Basic Authentication for Sampling¶
To perform sampling:
Go to the catalog page of the extracted supported file format Samples tab and click Credential Settings.
Click Select > Add New button.
Select Azure Basic Authentication from the Authentication Type dropdown. Provide Access Key or Shared Access Signature if the Use Shared Access Signature checkbox is selected. Click Save.
Click Authenticate and you will be redirected to the catalog page.
Click the Run Sample button on the catalog page to see sampled data.
Azure OAuth Authentication for Sampling¶
Prerequisites¶
Create and configure the application in IdP, refer to Create an Authentication Application for Alation in the IdP.
Configure the IdP in Azure Active Directory, refer to Create an Identity Provider in Azure AD.
Configure the auth plug-in in Alation, refer to OAuth.
Perform Sampling¶
To perform sampling:
Go to the catalog page of the extracted supported file format Samples tab and click Credential Settings.
Click Select > Add New button.
Select Azure OAuth Authentication from the Authentication Type dropdown. Provide Credential Name and choose the relevant Plugin Config Name.
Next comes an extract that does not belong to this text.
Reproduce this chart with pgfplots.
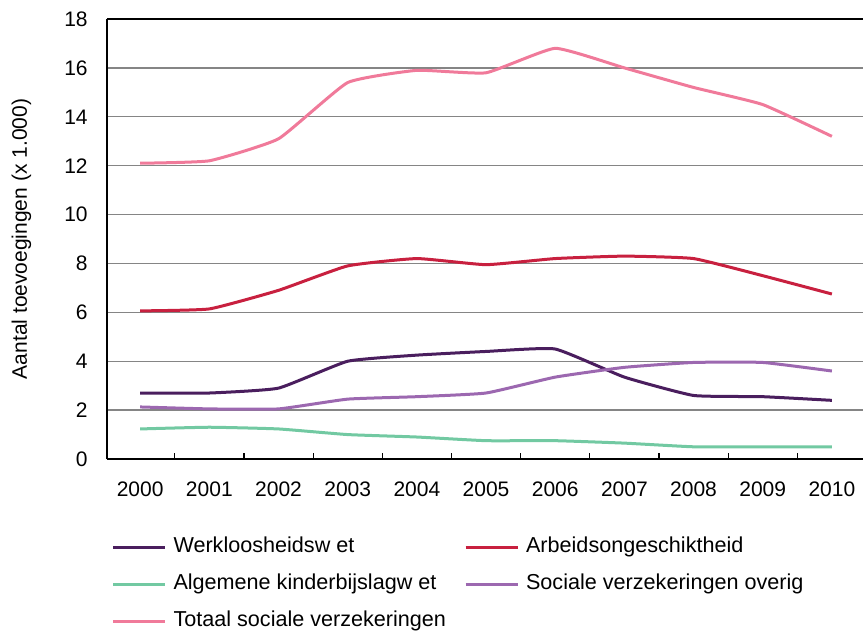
\documentclass[border=0pt]{standalone}
\usepackage{pgfplots}
\pgfplotsset{compat=1.18}
\usepackage{fontspec}
\setmainfont{Liberation Sans}
\definecolor{cWW}{HTML}{4A1E5E}
\definecolor{cAO}{HTML}{C8203F}
\definecolor{cAK}{HTML}{72C9A2}
\definecolor{cSV}{HTML}{9C68B0}
\definecolor{cTO}{HTML}{F07A9A}
\definecolor{cgrid}{HTML}{858585}
\newcommand{\fs}{\fontsize{10.5}{12.6}\selectfont}
\newcommand{\fl}{\fontsize{10.8}{13}\selectfont}
\begin{document}
\begin{tikzpicture}
\begin{axis}[
  scale only axis,
  width=378pt, height=220pt,
  xmin=-0.48, xmax=10.45,
  ymin=0, ymax=18,
  axis x line=box, axis y line=left,
  y axis line style={-},
  x axis line style={-},
  axis line style={line width=0.85pt, black},
  xtick={0,...,10},
  xticklabels={2000,2001,2002,2003,2004,2005,2006,2007,2008,2009,2010},
  major x tick style={draw=none},
  minor xtick={0.5,1.5,...,9.5},
  minor tick length=3pt,
  minor x tick style={black, line width=0.6pt},
  xtick pos=left,
  ytick={0,2,...,18},
  ytick style={draw=none},
  ymajorgrids,
  grid style={cgrid, line width=0.65pt},
  /pgf/number format/assume math mode=true,
  tick label style={font=\fs},
  xticklabel style={yshift=-8pt},
  yticklabel style={xshift=-4pt},
  ylabel={Aantal toevoegingen (x 1.000)},
  ylabel style={font=\fs, at={(axis description cs:-0.113,0.5)}, anchor=center},
  every axis plot/.append style={line width=1.5pt, smooth, tension=0.25, line join=round, no markers},
  legend columns=2,
  legend cell align=left,
  legend image code/.code={\draw[#1] (0pt,0pt) -- (26pt,0pt);},
  legend style={draw=none, font=\fl, at={(rel axis cs:0.006,-0.161)}, anchor=north west,
    inner sep=0pt, outer sep=0pt, row sep=1pt,
    nodes={text height=8pt, text depth=2.5pt, inner sep=3.5pt},
    /tikz/every odd column/.append style={column sep=0pt},
    /tikz/every even column/.append style={column sep=5.5pt}},
]
\addplot[cWW] coordinates {(0,2.7) (1,2.7) (2,2.9) (3,4.0) (4,4.25) (5,4.4) (6,4.5) (7,3.35) (8,2.6) (9,2.55) (10,2.4)};
\addlegendentry{Werkloosheidsw et}
\addplot[cAO] coordinates {(0,6.06) (1,6.14) (2,6.9) (3,7.9) (4,8.2) (5,7.95) (6,8.2) (7,8.3) (8,8.2) (9,7.5) (10,6.75)};
\addlegendentry{Arbeidsongeschiktheid}
\addplot[cAK] coordinates {(0,1.23) (1,1.3) (2,1.23) (3,1.0) (4,0.9) (5,0.75) (6,0.75) (7,0.65) (8,0.5) (9,0.5) (10,0.5)};
\addlegendentry{Algemene kinderbijslagw et}
\addplot[cSV] coordinates {(0,2.13) (1,2.05) (2,2.05) (3,2.45) (4,2.55) (5,2.7) (6,3.35) (7,3.75) (8,3.95) (9,3.95) (10,3.6)};
\addlegendentry{Sociale verzekeringen overig}
\addplot[cTO] coordinates {(0,12.1) (1,12.2) (2,13.1) (3,15.4) (4,15.9) (5,15.8) (6,16.8) (7,16.0) (8,15.2) (9,14.5) (10,13.2)};
\addlegendentry{Totaal sociale verzekeringen}
\coordinate (BL) at (rel axis cs:-0.1415,-0.391);
\coordinate (TR) at (rel axis cs:1,1.0432);
\end{axis}
\pgfresetboundingbox
\path (BL) rectangle (TR);
\end{tikzpicture}
\end{document}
Click Save.
Click Authenticate and you will be redirected to the IdP login page.
Login to IdP with your IdP credential.
Click the Run Sample button on the catalog page to see sampled data.
Limitations¶
Incremental extraction is not supported.
Due to Azure storage platform limitations, object owner is not supported.
Last modification time is not supported for Azure Blob Storage folders.
Troubleshooting¶
Test Connection Issues¶
Make sure the Azure Storage account access key or SAS is correct.
Make sure you have provided the correct endpoint suffix.
No Inventory Reports Found¶
Make sure that the destination container is correct.
If the destination container is correct, then wait for 48 hours after setting up inventory for inventory report generation and try again.
MDE or Filter Extraction Fails Due to Access Issue¶
Make sure the user account has access to destination container.
More troubleshooting recommendations can be found in Troubleshooting.